++++ Input records
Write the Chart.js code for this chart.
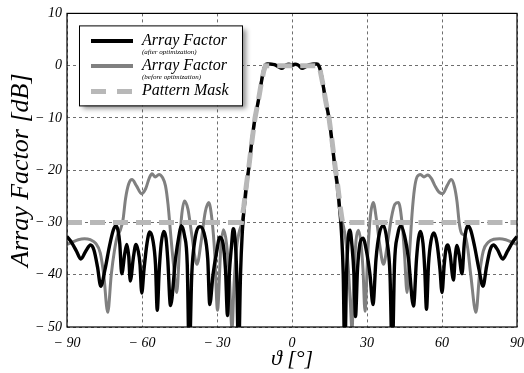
++++++++
++++ Input records
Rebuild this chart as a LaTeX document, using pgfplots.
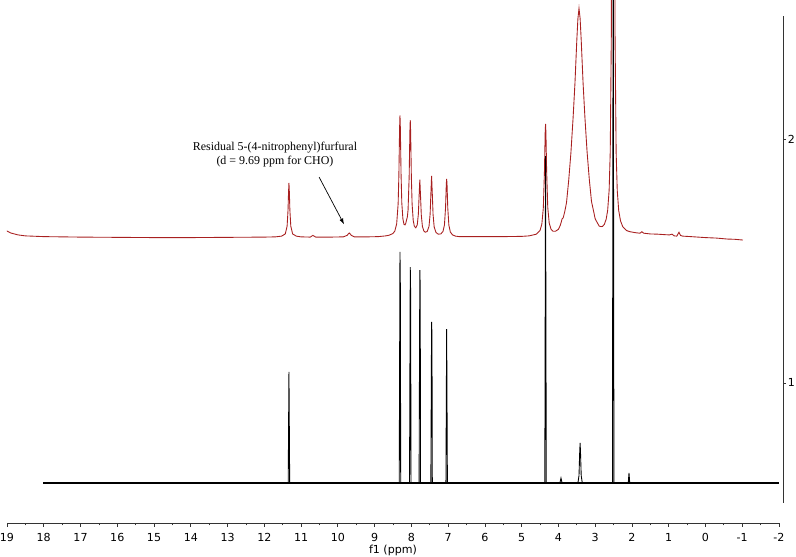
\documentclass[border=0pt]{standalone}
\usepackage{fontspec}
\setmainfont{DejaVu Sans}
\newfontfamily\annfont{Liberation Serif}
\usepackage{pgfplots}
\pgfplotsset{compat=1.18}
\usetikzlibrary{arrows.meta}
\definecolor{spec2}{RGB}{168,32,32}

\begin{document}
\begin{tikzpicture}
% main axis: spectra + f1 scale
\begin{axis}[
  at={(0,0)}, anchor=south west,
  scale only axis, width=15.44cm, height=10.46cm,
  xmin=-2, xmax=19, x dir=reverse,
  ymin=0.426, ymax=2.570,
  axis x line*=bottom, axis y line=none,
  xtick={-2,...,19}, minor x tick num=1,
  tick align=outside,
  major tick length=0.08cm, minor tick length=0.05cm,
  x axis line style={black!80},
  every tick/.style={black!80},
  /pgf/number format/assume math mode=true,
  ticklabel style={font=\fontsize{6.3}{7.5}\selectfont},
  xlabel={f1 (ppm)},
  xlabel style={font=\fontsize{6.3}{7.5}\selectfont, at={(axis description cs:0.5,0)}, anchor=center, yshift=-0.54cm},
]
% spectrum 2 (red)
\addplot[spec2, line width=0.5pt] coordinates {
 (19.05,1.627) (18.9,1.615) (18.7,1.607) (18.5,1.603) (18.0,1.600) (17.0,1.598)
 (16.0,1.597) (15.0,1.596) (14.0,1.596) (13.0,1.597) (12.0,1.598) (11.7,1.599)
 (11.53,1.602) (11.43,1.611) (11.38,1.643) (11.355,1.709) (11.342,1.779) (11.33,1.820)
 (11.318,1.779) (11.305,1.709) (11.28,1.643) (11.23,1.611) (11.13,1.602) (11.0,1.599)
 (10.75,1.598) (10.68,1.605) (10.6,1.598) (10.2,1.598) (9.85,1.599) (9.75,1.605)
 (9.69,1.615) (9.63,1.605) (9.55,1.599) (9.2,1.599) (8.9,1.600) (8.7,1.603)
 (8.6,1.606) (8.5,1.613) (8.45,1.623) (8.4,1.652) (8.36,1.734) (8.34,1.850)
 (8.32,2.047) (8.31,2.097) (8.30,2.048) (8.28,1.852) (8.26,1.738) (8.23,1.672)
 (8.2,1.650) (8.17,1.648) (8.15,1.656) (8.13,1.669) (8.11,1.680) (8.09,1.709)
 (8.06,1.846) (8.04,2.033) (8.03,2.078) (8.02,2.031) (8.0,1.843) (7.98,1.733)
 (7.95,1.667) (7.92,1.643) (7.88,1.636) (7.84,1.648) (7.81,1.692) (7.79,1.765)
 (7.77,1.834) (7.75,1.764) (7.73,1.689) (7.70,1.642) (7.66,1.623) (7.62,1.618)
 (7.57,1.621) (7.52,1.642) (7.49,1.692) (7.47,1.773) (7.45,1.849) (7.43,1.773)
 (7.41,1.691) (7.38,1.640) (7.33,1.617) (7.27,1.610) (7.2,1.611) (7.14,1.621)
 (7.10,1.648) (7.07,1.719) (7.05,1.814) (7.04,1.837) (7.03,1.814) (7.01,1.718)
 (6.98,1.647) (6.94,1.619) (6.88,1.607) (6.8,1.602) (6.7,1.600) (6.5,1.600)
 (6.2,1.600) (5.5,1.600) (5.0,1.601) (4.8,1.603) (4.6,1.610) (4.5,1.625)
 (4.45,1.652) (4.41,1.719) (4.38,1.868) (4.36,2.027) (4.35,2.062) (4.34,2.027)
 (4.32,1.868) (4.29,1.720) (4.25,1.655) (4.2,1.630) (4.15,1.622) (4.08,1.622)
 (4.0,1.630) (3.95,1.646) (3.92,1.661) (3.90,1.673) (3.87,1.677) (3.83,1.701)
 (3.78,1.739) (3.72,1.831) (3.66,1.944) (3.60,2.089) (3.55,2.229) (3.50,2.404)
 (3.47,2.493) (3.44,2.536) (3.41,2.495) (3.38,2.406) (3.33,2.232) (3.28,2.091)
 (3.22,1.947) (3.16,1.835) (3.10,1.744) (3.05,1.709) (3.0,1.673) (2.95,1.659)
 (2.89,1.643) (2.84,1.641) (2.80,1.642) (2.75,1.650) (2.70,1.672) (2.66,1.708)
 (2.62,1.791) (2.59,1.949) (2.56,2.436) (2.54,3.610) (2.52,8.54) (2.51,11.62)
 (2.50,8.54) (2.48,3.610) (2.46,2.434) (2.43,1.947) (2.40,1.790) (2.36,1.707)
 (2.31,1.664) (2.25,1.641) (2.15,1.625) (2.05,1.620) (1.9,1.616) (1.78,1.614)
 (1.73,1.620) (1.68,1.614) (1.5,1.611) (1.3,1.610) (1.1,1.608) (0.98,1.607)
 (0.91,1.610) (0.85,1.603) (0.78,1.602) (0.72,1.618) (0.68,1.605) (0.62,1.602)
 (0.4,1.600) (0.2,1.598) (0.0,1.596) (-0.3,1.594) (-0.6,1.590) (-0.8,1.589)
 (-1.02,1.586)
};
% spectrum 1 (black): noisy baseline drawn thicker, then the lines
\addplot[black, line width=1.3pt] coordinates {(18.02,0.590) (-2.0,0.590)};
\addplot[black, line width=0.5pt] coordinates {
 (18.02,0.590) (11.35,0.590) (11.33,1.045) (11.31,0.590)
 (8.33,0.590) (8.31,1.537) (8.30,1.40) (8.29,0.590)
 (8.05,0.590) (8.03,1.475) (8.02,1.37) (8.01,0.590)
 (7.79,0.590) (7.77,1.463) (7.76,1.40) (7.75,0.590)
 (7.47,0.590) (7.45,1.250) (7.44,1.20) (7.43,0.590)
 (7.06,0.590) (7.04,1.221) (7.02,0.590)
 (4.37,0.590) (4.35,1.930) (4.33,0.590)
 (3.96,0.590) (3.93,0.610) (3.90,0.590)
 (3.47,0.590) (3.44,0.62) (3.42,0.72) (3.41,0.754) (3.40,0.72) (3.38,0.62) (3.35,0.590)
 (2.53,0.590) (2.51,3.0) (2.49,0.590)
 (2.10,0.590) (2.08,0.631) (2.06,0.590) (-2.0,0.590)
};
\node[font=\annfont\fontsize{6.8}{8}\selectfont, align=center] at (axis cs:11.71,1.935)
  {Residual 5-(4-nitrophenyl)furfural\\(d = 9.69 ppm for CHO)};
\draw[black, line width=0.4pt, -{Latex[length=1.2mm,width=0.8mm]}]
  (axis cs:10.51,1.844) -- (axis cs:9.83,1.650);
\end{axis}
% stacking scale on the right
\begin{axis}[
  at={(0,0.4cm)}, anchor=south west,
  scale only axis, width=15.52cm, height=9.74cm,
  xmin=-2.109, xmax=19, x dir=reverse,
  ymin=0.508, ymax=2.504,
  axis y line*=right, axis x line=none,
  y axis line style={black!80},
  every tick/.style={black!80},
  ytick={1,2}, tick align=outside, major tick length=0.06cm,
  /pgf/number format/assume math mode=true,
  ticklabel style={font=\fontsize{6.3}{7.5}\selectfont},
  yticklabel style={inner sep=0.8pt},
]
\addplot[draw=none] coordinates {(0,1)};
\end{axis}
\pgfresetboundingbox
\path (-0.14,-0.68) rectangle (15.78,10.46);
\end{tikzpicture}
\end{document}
++++++++
++++ Input records
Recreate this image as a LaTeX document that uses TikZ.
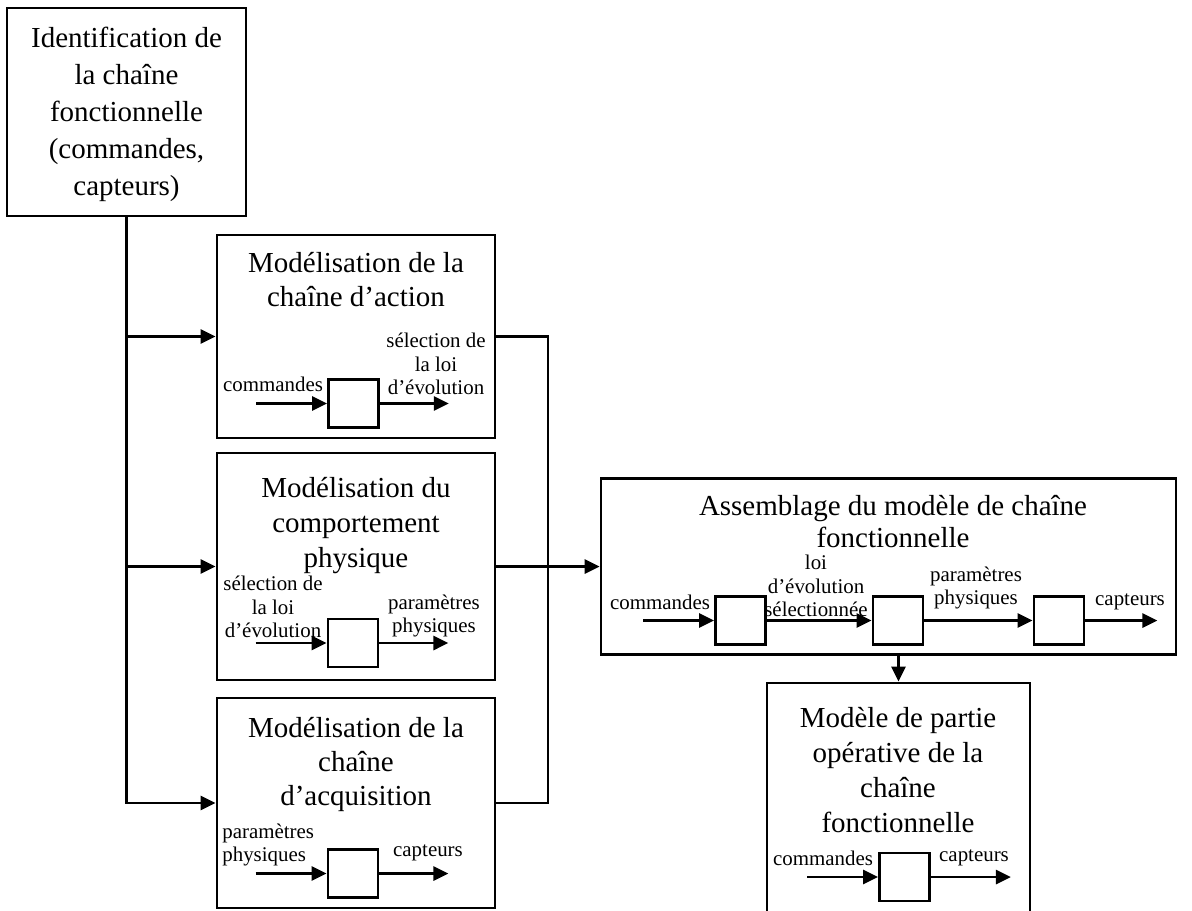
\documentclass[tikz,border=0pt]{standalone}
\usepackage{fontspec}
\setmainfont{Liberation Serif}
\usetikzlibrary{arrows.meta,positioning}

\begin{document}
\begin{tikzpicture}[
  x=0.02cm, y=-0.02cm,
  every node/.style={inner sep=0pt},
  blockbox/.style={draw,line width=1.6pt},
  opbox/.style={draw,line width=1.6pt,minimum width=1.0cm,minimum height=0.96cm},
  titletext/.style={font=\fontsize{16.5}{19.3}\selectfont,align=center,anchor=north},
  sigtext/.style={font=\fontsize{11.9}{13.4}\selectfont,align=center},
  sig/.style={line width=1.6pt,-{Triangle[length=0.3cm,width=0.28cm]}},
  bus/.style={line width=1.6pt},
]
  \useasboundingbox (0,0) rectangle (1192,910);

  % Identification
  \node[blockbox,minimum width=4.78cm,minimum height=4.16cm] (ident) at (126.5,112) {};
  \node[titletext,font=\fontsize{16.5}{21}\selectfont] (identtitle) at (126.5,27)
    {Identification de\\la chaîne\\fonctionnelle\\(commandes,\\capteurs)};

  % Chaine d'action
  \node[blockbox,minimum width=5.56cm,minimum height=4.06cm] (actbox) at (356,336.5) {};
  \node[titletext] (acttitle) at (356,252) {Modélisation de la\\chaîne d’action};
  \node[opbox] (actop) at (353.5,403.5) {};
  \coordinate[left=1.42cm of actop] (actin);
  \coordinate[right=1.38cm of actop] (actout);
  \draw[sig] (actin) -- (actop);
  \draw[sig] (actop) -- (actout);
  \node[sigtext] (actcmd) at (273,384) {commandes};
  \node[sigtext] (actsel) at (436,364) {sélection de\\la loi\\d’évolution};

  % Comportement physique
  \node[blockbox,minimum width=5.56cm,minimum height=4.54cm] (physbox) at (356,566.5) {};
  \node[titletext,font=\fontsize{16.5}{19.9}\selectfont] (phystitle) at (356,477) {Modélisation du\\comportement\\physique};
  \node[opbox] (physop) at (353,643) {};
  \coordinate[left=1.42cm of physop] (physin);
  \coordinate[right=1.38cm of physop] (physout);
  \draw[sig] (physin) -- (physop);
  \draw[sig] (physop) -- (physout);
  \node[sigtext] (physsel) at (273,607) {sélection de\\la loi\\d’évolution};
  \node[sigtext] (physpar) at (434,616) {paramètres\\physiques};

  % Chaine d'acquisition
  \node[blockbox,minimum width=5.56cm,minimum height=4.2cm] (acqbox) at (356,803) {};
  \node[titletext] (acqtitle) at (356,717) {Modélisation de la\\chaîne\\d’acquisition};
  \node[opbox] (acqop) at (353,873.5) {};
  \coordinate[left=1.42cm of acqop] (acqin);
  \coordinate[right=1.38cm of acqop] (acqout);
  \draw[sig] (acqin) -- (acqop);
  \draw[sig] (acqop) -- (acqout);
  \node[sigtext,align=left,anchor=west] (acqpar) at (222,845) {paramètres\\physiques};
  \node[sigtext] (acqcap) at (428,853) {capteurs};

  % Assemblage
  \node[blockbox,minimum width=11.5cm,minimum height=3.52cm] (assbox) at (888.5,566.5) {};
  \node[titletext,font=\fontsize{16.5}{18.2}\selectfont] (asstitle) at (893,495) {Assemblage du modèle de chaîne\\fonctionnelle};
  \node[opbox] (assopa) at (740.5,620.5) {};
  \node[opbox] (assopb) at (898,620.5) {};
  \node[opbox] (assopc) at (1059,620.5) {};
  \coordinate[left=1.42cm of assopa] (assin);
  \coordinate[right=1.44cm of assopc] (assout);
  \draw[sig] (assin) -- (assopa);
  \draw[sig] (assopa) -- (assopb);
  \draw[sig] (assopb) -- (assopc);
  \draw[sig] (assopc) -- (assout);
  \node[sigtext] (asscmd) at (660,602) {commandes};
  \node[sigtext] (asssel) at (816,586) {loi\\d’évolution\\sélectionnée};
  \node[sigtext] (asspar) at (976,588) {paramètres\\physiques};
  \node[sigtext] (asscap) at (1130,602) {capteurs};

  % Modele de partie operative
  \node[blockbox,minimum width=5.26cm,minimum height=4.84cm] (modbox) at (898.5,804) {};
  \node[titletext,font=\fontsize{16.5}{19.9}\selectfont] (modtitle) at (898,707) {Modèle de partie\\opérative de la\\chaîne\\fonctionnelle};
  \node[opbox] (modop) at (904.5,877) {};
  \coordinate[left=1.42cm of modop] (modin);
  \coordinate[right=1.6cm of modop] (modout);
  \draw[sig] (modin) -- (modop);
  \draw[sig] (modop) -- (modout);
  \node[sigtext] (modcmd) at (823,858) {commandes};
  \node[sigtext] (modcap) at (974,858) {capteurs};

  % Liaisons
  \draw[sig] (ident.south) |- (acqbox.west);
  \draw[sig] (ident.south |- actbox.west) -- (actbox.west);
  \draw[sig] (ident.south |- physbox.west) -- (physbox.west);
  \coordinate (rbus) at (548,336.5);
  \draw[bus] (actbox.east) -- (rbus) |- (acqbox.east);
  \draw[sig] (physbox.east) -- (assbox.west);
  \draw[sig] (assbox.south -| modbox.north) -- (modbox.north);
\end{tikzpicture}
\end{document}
++++++++
Short problem:
Report all lines of the data that include the word "this".

Exercise response:
Write the Chart.js code for this chart.
Rebuild this chart as a LaTeX document, using pgfplots.
Recreate this image as a LaTeX document that uses TikZ.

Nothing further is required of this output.